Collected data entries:
..........

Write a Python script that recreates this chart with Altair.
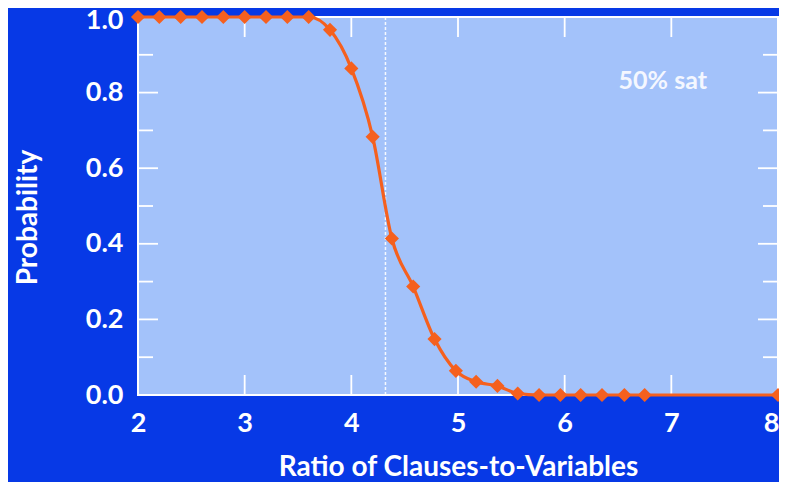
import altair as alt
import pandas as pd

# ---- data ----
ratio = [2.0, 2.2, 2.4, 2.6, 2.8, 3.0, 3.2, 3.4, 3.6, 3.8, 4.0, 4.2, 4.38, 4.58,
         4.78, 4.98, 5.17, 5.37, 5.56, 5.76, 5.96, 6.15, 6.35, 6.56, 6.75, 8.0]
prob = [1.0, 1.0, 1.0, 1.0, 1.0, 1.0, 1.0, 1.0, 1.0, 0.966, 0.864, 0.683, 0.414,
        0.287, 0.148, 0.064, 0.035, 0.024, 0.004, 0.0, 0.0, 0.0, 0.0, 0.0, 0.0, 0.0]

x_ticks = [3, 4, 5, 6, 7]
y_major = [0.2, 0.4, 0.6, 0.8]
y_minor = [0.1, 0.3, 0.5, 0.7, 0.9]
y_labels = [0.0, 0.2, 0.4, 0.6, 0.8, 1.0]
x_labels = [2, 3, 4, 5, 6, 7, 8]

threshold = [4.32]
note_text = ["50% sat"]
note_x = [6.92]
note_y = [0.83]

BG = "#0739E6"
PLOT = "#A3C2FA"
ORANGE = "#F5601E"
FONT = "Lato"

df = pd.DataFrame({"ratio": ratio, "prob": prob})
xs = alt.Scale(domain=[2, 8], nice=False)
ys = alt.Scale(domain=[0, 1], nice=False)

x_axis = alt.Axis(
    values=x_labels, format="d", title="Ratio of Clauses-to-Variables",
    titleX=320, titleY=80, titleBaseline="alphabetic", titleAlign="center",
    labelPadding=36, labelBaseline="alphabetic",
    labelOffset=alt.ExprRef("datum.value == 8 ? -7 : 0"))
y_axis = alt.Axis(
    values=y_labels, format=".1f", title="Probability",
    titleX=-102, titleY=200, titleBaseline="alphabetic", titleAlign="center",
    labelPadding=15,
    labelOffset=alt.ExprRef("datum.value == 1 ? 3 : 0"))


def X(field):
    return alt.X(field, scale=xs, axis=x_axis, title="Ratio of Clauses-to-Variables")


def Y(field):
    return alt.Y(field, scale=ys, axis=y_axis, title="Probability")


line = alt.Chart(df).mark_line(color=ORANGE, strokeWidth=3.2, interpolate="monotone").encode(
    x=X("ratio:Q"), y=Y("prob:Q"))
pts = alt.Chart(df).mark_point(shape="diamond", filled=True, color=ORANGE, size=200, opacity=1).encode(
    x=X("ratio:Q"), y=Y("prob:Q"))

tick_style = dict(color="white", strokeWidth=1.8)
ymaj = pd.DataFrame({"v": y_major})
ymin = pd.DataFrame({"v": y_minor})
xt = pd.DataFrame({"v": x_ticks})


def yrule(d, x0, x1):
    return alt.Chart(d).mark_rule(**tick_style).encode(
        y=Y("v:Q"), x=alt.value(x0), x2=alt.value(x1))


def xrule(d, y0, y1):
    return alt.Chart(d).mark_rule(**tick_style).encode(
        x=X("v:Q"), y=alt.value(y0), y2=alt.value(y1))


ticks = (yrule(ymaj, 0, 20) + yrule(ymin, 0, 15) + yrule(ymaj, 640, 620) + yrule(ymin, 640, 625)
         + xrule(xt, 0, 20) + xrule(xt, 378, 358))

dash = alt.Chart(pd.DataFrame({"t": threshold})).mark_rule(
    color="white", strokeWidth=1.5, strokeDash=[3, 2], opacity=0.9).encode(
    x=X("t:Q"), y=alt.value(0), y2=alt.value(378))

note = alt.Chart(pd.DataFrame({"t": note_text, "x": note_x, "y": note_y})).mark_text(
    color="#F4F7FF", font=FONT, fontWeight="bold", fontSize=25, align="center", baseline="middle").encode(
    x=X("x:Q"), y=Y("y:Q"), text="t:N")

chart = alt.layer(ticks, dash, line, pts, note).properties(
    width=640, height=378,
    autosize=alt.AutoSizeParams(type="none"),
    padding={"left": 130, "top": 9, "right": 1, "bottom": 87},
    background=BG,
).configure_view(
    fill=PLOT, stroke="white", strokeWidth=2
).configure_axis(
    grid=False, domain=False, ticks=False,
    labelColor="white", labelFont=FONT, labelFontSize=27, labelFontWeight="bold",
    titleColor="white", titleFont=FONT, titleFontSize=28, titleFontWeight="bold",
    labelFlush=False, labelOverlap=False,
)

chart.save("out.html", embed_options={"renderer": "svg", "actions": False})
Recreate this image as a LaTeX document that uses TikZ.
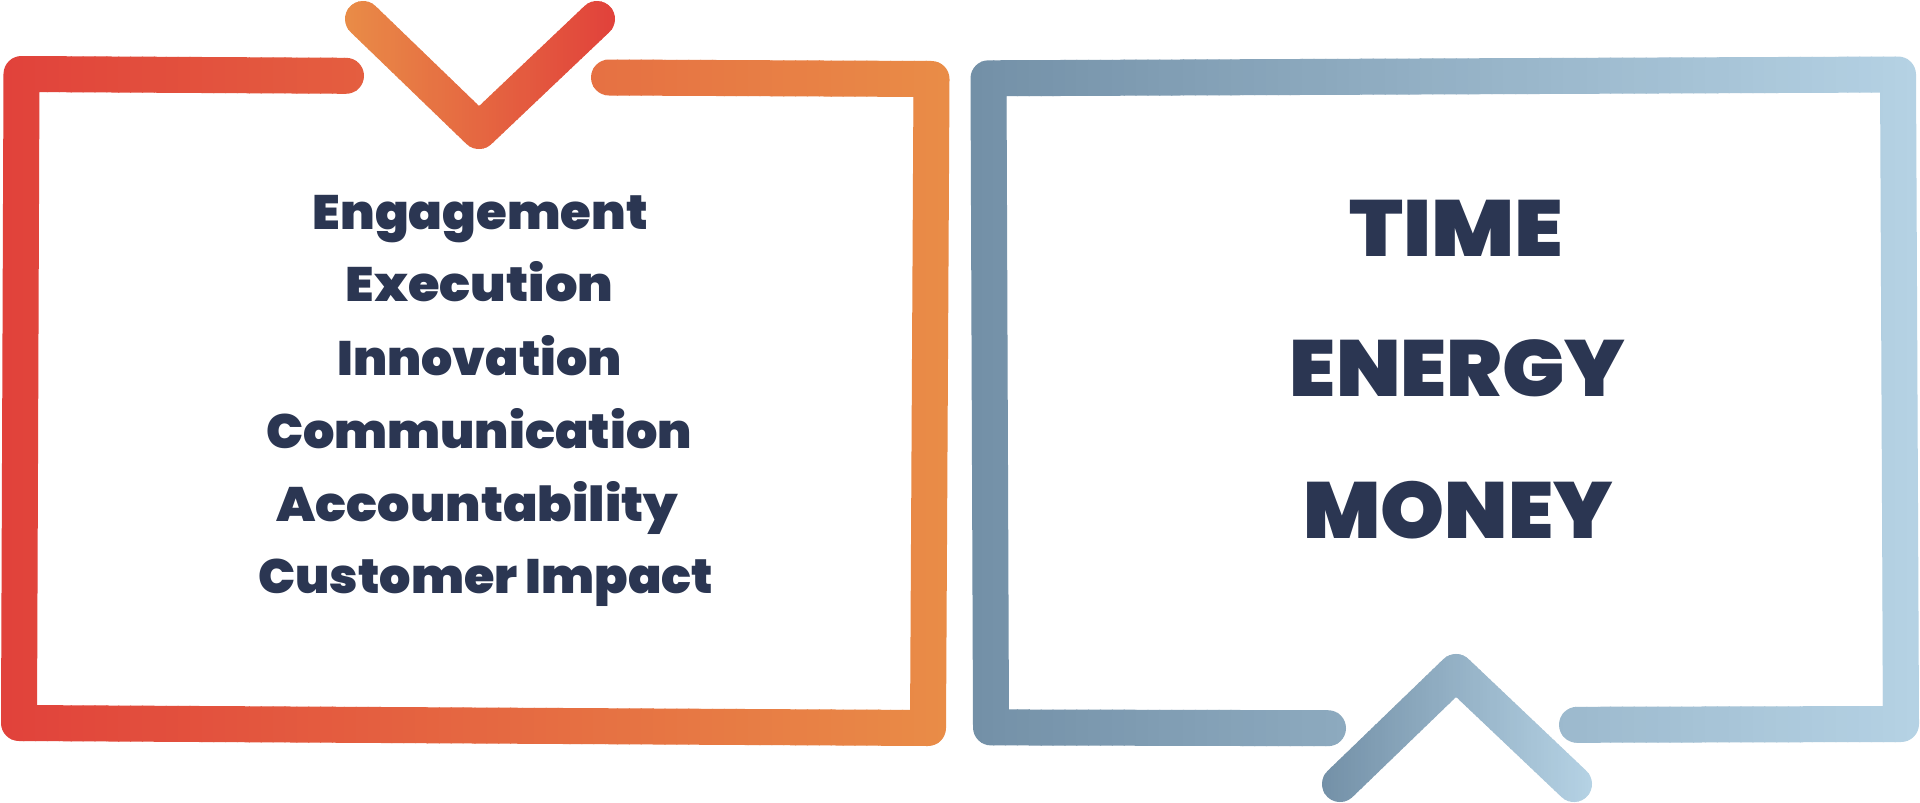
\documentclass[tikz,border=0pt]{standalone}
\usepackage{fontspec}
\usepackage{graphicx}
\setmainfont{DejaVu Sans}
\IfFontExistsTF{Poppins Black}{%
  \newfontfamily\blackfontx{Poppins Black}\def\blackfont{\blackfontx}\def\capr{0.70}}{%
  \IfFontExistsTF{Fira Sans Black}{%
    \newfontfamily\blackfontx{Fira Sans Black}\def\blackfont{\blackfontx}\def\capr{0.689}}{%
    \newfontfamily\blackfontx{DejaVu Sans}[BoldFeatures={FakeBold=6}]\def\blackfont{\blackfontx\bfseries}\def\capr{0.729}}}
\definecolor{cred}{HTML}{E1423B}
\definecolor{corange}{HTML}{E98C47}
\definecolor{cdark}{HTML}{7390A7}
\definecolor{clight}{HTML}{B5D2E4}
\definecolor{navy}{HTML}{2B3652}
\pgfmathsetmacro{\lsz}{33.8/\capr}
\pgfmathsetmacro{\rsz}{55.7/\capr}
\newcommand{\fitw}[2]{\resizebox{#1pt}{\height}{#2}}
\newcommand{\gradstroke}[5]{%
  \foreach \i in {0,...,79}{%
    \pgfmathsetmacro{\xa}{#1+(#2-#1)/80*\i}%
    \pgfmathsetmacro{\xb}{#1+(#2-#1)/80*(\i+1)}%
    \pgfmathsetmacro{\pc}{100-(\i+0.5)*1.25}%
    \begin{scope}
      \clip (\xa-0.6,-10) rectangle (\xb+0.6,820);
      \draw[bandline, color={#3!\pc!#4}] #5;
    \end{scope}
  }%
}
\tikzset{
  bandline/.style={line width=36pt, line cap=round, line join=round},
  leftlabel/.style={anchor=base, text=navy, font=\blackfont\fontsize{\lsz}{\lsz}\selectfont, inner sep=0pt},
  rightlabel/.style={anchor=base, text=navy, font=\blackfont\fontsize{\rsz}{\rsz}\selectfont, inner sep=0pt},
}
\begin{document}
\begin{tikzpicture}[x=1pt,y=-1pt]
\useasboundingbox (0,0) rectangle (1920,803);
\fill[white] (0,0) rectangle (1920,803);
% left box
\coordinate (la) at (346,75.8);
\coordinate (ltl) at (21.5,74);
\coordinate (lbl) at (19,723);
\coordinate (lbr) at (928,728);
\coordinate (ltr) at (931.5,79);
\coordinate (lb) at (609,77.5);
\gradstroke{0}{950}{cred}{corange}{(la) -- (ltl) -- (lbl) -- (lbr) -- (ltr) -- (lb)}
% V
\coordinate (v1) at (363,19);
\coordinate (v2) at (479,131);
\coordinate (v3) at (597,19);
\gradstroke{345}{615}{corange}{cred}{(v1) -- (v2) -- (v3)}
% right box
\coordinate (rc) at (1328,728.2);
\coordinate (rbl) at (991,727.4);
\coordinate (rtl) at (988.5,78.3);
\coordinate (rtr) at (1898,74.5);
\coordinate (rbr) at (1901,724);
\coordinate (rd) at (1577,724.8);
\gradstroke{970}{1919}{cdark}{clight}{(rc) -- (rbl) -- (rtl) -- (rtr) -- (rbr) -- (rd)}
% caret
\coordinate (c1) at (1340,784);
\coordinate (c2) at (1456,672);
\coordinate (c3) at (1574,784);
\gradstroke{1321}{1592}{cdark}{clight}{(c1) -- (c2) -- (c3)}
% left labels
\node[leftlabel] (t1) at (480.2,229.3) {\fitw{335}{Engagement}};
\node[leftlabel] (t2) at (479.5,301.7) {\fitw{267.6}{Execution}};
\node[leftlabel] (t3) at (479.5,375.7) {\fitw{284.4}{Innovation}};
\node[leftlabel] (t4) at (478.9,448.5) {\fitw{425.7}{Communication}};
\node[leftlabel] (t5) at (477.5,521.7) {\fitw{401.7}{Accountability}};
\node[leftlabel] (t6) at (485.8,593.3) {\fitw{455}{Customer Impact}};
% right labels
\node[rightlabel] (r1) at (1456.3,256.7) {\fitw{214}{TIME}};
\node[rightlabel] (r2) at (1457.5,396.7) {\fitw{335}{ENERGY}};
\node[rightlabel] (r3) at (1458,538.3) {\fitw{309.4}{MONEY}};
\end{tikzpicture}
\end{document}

..........

→ REQUIREMENT: Omitting all pictures, restate exactly the lines of the material from its start through the line that contains "import pandas as pd".

→ RESPONSE BELOW:
Write a Python script that recreates this chart with Altair.
import altair as alt
import pandas as pd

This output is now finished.